Спал я в угловой комнате с окнами, затемненными вековыми деревьями, но несмотря на это, как только начинало брезжить утро, так начиналась мука от бесчисленных мух. Чтобы спасти меня от них, окна завешивались темной занавеской, и вот, получавшаяся от этого искусственная ночь сменялась серым полумраком, когда отворялась дверь в соседнюю гостиную, а затем сразу наступал день, когда отдергивалась занавеска. Роль такой Авроры и играла Липа, которой было наказано будить меня за полчаса до утреннего кофэ и которая входила, неся в руках вычищенное платье и сапоги. Слов никаких при этом она не произносила, а лишь спокойно и старательно производила довольно сложную операцию отшпиливания и отвешивания занавесок. Первые дни такое нарушение сладости предутреннего сна меня раздражало (и какой же у меня тогда был сон!), но постепенно я, напротив, стал этот момент ценить и ожидать. Меня он уже не будил, а я лежал добрых полчаса до него с открытыми глазами, прислушиваясь ко всем шумам пробуждающегося дома. Наконец, скрипнет дверь столовой, послышится поступь босых ног по полу гостиной, повернется ручка моей двери и в комнату проскользнет ее тень. Эта тень превращалась затем на фоне окна в силуэт стройной полногрудой девушки, которая, освещенная зеленым отблеском деревьев, шла обратно к двери и с легким поклоном говорила: "Здравствуйте, барин, пора вставать". Самое прелестное в этом ежеутреннем явлении были именно эти шаги Липы - эти легкие удары босых ног по паркету. Из смазливой горничной, "за которой можно приударить" - Липа с каждым днем превращалась в моих глазах в существо, не имеющее себе подобных. Происходила же эта метаморфоза как-то вкрадчиво и, разумеется, менее всего по вине или по желанию самой девушки, которая только тогда заметила, что у барчука к ней особенные чувства, когда я стал это выражать в откровенной форме.
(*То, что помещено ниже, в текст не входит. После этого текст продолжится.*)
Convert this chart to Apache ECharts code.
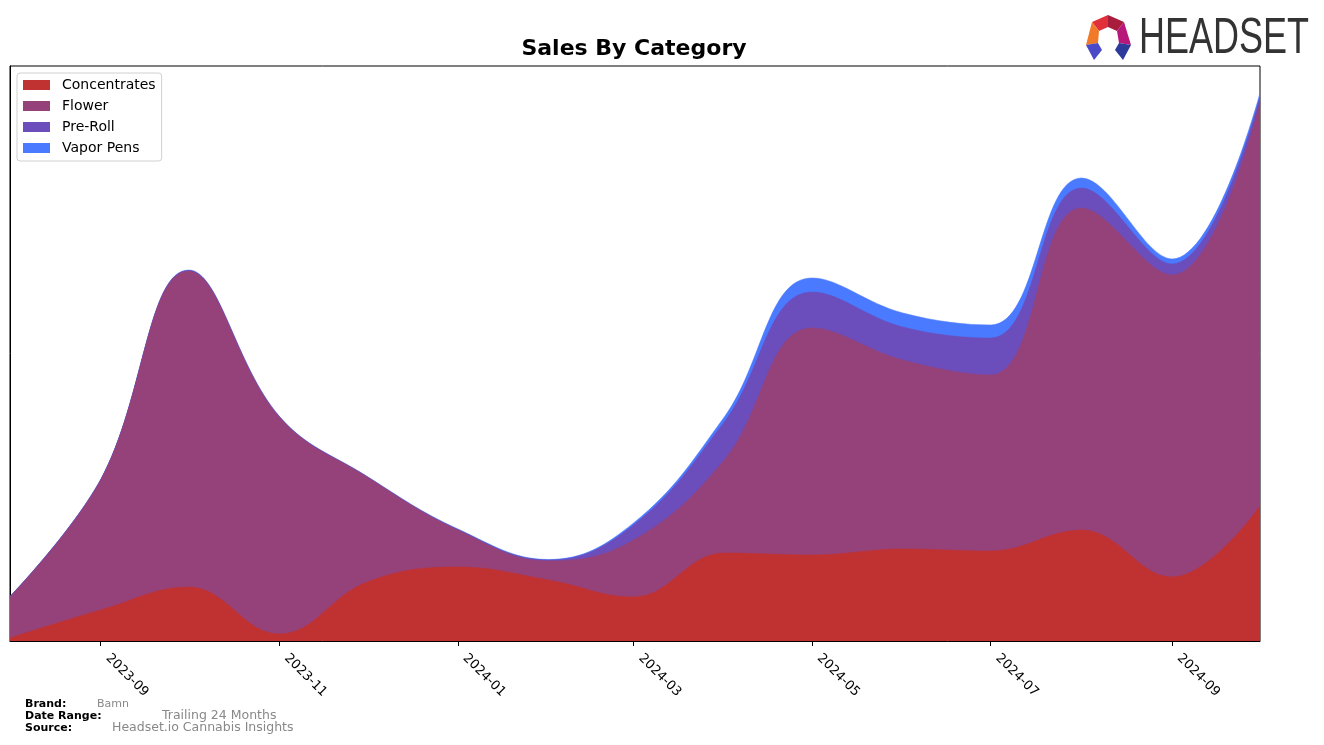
<!DOCTYPE html>
<html>
<head>
<meta charset="utf-8">
<script src="https://cdn.jsdelivr.net/npm/echarts@6/dist/echarts.min.js"></script>
<style>
html,body{margin:0;padding:0;background:#fff;}
#chart{width:1324px;height:745px;}
</style>
</head>
<body>
<div id="chart"></div>
<script>
// ---- data ----
const months = ['2023-08-01','2023-09-01','2023-10-01','2023-11-01','2023-12-01','2024-01-01','2024-02-01','2024-03-01','2024-04-01','2024-05-01','2024-06-01','2024-07-01','2024-08-01','2024-09-01','2024-10-01'];
const concentrates = [3, 31, 54, 7, 59, 74, 61, 44, 88, 86, 92, 90, 111, 64, 135];
const flower       = [41, 130, 316, 217, 105, 37, 19, 57, 93, 227, 189, 176, 322, 302, 404];
const preRoll      = [0.3, 0.4, 0.5, 0.4, 0.3, 0.5, 1, 15, 38, 36, 33, 37, 20, 11, 5];
const vaporPens    = [0.3, 0.4, 0.5, 0.4, 0.3, 0.5, 0.5, 2, 5, 14, 14, 13, 10, 5, 4];
const tickLabels = ['2023-09','2023-11','2024-01','2024-03','2024-05','2024-07','2024-09'];
const seriesNames = ['Concentrates','Flower','Pre-Roll','Vapor Pens'];
const colors = ['#C03232','#95417A','#6B4EBC','#4A7AFF'];

function ts(s){ const p = s.split('-').map(Number); return new Date(p[0], p[1]-1, p[2]||1).getTime(); }
const tickValues = tickLabels.map(ts);
const allSeries = [concentrates, flower, preRoll, vaporPens];

// cumulative stack (built from the arrays above)
const cumulative = [];
allSeries.forEach(function(vals, i){
  cumulative.push(vals.map(function(v, j){ return v + (i > 0 ? cumulative[i-1][j] : 0); }));
});

const chart = echarts.init(document.getElementById('chart'), null, {renderer:'canvas'});
const option = {
  animation: false,
  backgroundColor: '#fff',
  color: colors,
  grid: {left: 10, right: 64, top: 66, bottom: 104, show: true, borderColor: '#000', borderWidth: 1, containLabel: false},
  legend: {
    orient: 'vertical', left: 17, top: 73,
    itemWidth: 27, itemHeight: 10, itemGap: 7,
    icon: 'rect',
    padding: [5, 6, 6, 6],
    borderColor: '#d0d0d0', borderWidth: 1, borderRadius: 3,
    backgroundColor: '#fff',
    textStyle: {fontFamily: 'DejaVu Sans', fontSize: 14, color: '#000', lineHeight: 14, padding: [0, 0, 0, 7]},
    data: seriesNames
  },
  xAxis: {
    type: 'value',
    min: ts(months[0]), max: ts(months[months.length-1]),
    axisLine: {show: true, onZero: false, lineStyle: {color: '#000', width: 1}},
    axisTick: {show: true, length: 5, lineStyle: {color: '#000'}, customValues: tickValues},
    axisLabel: {
      customValues: tickValues, rotate: -45, margin: 8, padding: [0, 0, 0, 10],
      fontFamily: 'DejaVu Sans', fontSize: 13, color: '#000',
      formatter: function(v){ const d = new Date(v); return d.getFullYear() + '-' + String(d.getMonth()+1).padStart(2,'0'); }
    },
    splitLine: {show: false}
  },
  yAxis: {
    type: 'value', min: 0, max: 575,
    axisLine: {show: true, lineStyle: {color: '#000'}},
    axisTick: {show: false}, axisLabel: {show: false}, splitLine: {show: false}
  },
  graphic: [
    {type: 'text', x: 634, y: 38, style: {text: 'Sales By Category', font: 'bold 22px "DejaVu Sans"', fill: '#000', textAlign: 'center'}},
    {type: 'text', x: 25, y: 699, style: {text: 'Brand:', font: 'bold 11px "DejaVu Sans"', fill: '#000'}},
    {type: 'text', x: 25, y: 711, style: {text: 'Date Range:', font: 'bold 11px "DejaVu Sans"', fill: '#000'}},
    {type: 'text', x: 25, y: 723, style: {text: 'Source:', font: 'bold 11px "DejaVu Sans"', fill: '#000'}},
    {type: 'text', x: 97, y: 699, style: {text: 'Bamn', font: '11px "DejaVu Sans"', fill: '#888'}},
    {type: 'text', x: 162, y: 709, style: {text: 'Trailing 24 Months', font: '12.5px "DejaVu Sans"', fill: '#888'}},
    {type: 'text', x: 112, y: 721, style: {text: 'Headset.io Cannabis Insights', font: '12.5px "DejaVu Sans"', fill: '#888'}},
    // logo
    {type: 'polygon', shape: {points: [[1092,22],[1108,15],[1108,27],[1099,31]]}, style: {fill: '#E0303A'}},
    {type: 'polygon', shape: {points: [[1108,15],[1124,22],[1117,31],[1108,27]]}, style: {fill: '#A81C3C'}},
    {type: 'polygon', shape: {points: [[1092,22],[1099,31],[1098,43],[1086,45]]}, style: {fill: '#F07A2A'}},
    {type: 'polygon', shape: {points: [[1124,22],[1131,45],[1119,43],[1117,31]]}, style: {fill: '#B8187A'}},
    {type: 'polygon', shape: {points: [[1086,45],[1098,43],[1102,50],[1094,60]]}, style: {fill: '#4A4AC8'}},
    {type: 'polygon', shape: {points: [[1131,45],[1119,43],[1115,50],[1123,60]]}, style: {fill: '#2E3A9A'}},
    {type: 'text', x: 1139, y: 14, scaleX: 0.72, style: {text: 'HEADSET', font: '50px "Liberation Sans"', fill: '#333'}}
  ],
  series: cumulative.map(function(vals, i){
    return {
      name: seriesNames[i], type: 'line', smooth: 0.4, z: 10 - i,
      showSymbol: false, symbol: 'none',
      lineStyle: {width: 0.6, color: colors[i], opacity: 0.9},
      areaStyle: {color: colors[i], opacity: 1},
      itemStyle: {color: colors[i]},
      data: months.map(function(m, j){ return [ts(m), vals[j]]; })
    };
  })
};
chart.setOption(option);
</script>
</body>
</html>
Эти "откровенные формы" были в большом ходу в Нескучном и откровеннее всего свои чувства выражал помянутый Ванька-Жулик. У него была, всему дому известная связь с сестрой Липы Ольгой, также очень красивой женщиной, тоже служившей горничной, однако это не мешало Ваньке тут же, на глазах своей возлюбленной, заигрывать с другими дивчатами и даже хватать, тискать и целовать их куда попало. Сопротивлялись деревенские красавицы слабо.
Легкость, с которой можно было добиться у них чего угодно, и моя "дружба" с Жуликом, который меня занимал своими картинными и крайне нескромными рассказами, должны были и меня наталкивать на подобную предприимчивость, но для этого, скажу откровенно, у меня не хватило желания, я даже чуть брезгал этих не слишком чистоплотных и уж больно доступных прелестниц.